Imagine assuming that because of my long nails, I couldn’t possibly have a creative and stimulating job that I earned because of my hard work and intelligence. It is infuriating, as a Black woman in America, to often find my nails under a disapproving magnifying glass. People, these are the same nails that your favorite non-POC TikTok stars have on.

I am continuously hit with misconceptions because of the length and design of my nails. Could you imagine if every white woman with an inverted bob was automatically assumed to be a “Karen”?

The assumption that a Black woman who wears a vibrant set couldn’t possibly have a “good” job is both ironic and absurd.
The assumption that a Black woman who wears a vibrant set couldn’t possibly have a “good” job is both ironic and absurd.
Photo courtesy of Asha Gilbert

The judgment I experience is just another way respectability politics show up everywhere and force people like myself, from structurally marginalized communities, to cast aside their cultural identity to seek approval and climb the ladder of the social hierarchy. In 2023, I shouldn’t have to conform. Neither should you.

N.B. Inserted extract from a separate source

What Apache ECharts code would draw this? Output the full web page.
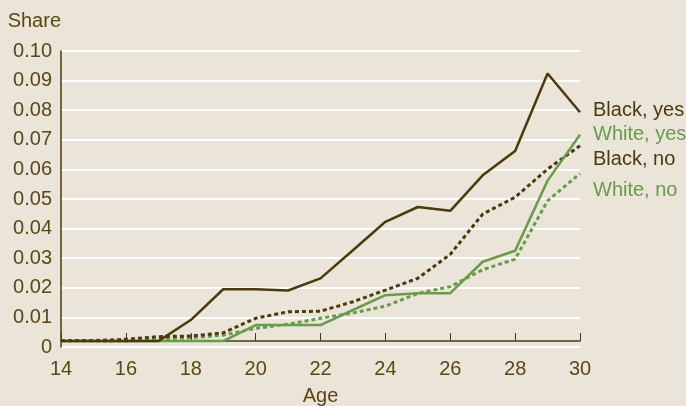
<!DOCTYPE html>
<html>
<head>
<meta charset="utf-8">
<script src="https://cdn.jsdelivr.net/npm/echarts@6/dist/echarts.min.js"></script>
<style>
  html, body { margin: 0; padding: 0; background: #ebe4d8; }
  #main { width: 686px; height: 406px; }
</style>
</head>
<body>
<div id="main"></div>
<script>
var ages = [14, 15, 16, 17, 18, 19, 20, 21, 22, 23, 24, 25, 26, 27, 28, 29, 30];
var blackYes = [0.002, 0.002, 0.002, 0.002, 0.0091, 0.0195, 0.0195, 0.0191, 0.0232, 0.0327, 0.0423, 0.0473, 0.046, 0.058, 0.0662, 0.0924, 0.0793];
var whiteYes = [0.002, 0.002, 0.002, 0.002, 0.002, 0.002, 0.0074, 0.0074, 0.0074, 0.0125, 0.0175, 0.0182, 0.0182, 0.0288, 0.0325, 0.0562, 0.0717];
var blackNo = [0.0022, 0.0022, 0.0026, 0.0035, 0.0037, 0.0048, 0.0097, 0.0119, 0.0121, 0.0153, 0.0192, 0.0232, 0.0313, 0.0449, 0.0506, 0.0601, 0.068];
var whiteNo = [0.002, 0.002, 0.002, 0.0027, 0.0031, 0.004, 0.0063, 0.0077, 0.0097, 0.0115, 0.0138, 0.0181, 0.0204, 0.0261, 0.0297, 0.0494, 0.0586];

var dark = '#4a3a0e';
var green = '#6a9a4c';
var textColor = '#5a4716';
var font = 'Liberation Sans';

function pairs(vals) {
  return ages.map(function (a, i) { return [a, vals[i]]; });
}

function line(name, vals, color, dashed, offsetY) {
  return {
    name: name,
    type: 'line',
    data: pairs(vals),
    symbol: 'none',
    silent: true,
    animation: false,
    lineStyle: {
      color: color,
      width: dashed ? 3 : 2.5,
      type: dashed ? [4, 3] : 'solid'
    },
    endLabel: {
      show: true,
      formatter: name,
      color: color,
      fontFamily: font,
      fontSize: 20,
      distance: 13,
      offset: [0, offsetY]
    }
  };
}

var chart = echarts.init(document.getElementById('main'));
chart.setOption({
  backgroundColor: '#ebe4d8',
  grid: { left: 61, right: 106, top: 51, bottom: 59, outerBoundsMode: 'none', containLabel: false },
  xAxis: {
    type: 'value',
    min: 14,
    max: 30,
    interval: 2,
    offset: -6,
    name: 'Age',
    nameLocation: 'middle',
    nameGap: 45,
    nameTextStyle: { color: textColor, fontFamily: font, fontSize: 20 },
    axisLine: { lineStyle: { color: dark, width: 1.5 } },
    axisTick: { show: true, inside: true, length: 8, lineStyle: { color: dark, width: 1 } },
    axisLabel: { color: textColor, fontFamily: font, fontSize: 20, margin: 18 },
    splitLine: { show: false }
  },
  yAxis: {
    type: 'value',
    min: 0,
    max: 0.1,
    interval: 0.01,
    name: 'Share',
    nameLocation: 'end',
    nameGap: 30,
    nameTextStyle: { color: textColor, fontFamily: font, fontSize: 20, align: 'right', verticalAlign: 'middle' },
    axisLine: { show: true, lineStyle: { color: dark, width: 1.5 } },
    axisTick: { show: false },
    axisLabel: {
      color: textColor, fontFamily: font, fontSize: 20, margin: 9,
      formatter: function (v) { return v === 0 ? '0' : v.toFixed(2); }
    },
    splitLine: { show: true, lineStyle: { color: '#ffffff', width: 2 } }
  },
  series: [
    line('White, no', whiteNo, green, true, 17),
    line('Black, no', blackNo, dark, true, 14),
    line('White, yes', whiteYes, green, false, 0),
    line('Black, yes', blackYes, dark, false, -2)
  ]
});
</script>
</body>
</html>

My admiration for beautiful nails began before I hit grade school. When I was a kid, my grandmother used to have long nails with an acrylic overlay to make them stronger. They were usually purple, her favorite color, and I was always mesmerized by them. As much as I wanted to emulate her style as a kid, my mother didn’t allow it. I couldn’t even have them painted. All that changed on my 16th birthday. I got long nails with a green french tip and designs on my index fingers. I was reborn.

When I was in college, I only got my nails done when I could afford to. They were an integral part of my self-expression — and they often conveyed my emotions even when I didn’t vocalize them. My nails were painted black after my mother died. Other times, they were filled with gems and shaped in the stiletto style, all because I was feeling particularly fierce. They were always long, and they always indicated where my spirit was at.

During the beginning of my career in journalism, at my very first interview for a reporter position, I decided I needed to hide my true self to fit the role and code-switch — adjusting my appearance to make others feel comfortable. Off came the nails, and on came the wig to cover my purple hair and a long-sleeve shirt to cover my tattoos. I continued that pattern to avoid being discriminated against. I also learned that code-switching in other ways made my white colleagues more comfortable.

At my second reporter position, I began to question the system and eased back into my more authentic self. I went from short, to medium, and then to long nails, testing the water with each added millimeter. It was there that I found the confidence to not hide who I was because my colleagues appeared to actually appreciate the individuality I brought to a newsroom, which was staffed predominantly by white reporters.

Last year, when I was hired to join the Houston Chronicle, I sat down for a welcome brunch with the outlet’s then editor-in-chief, a Black woman who knew the adversities POC faced in primarily white newsrooms. During that conversation, I asked her what her thoughts were on extra long nails.

“As long as it doesn’t interfere with your work, you can have them as long as you want,” she said. The common sense was refreshing.

I spent too many years hiding my complete self. Turns out that with or without my nails, I occupy a body that invites unsolicited commentary, condescension and attempts at control. So at this point, IDGAF. I don’t need anyone’s approval to express myself in the way that brings me peace.

My long nails afford me the space for elaborate designs and flair. Clicking them together helps with my anxiety. And they complete my outfits and make me feel confident. What they don’t do is define me or my capabilities as a Black woman.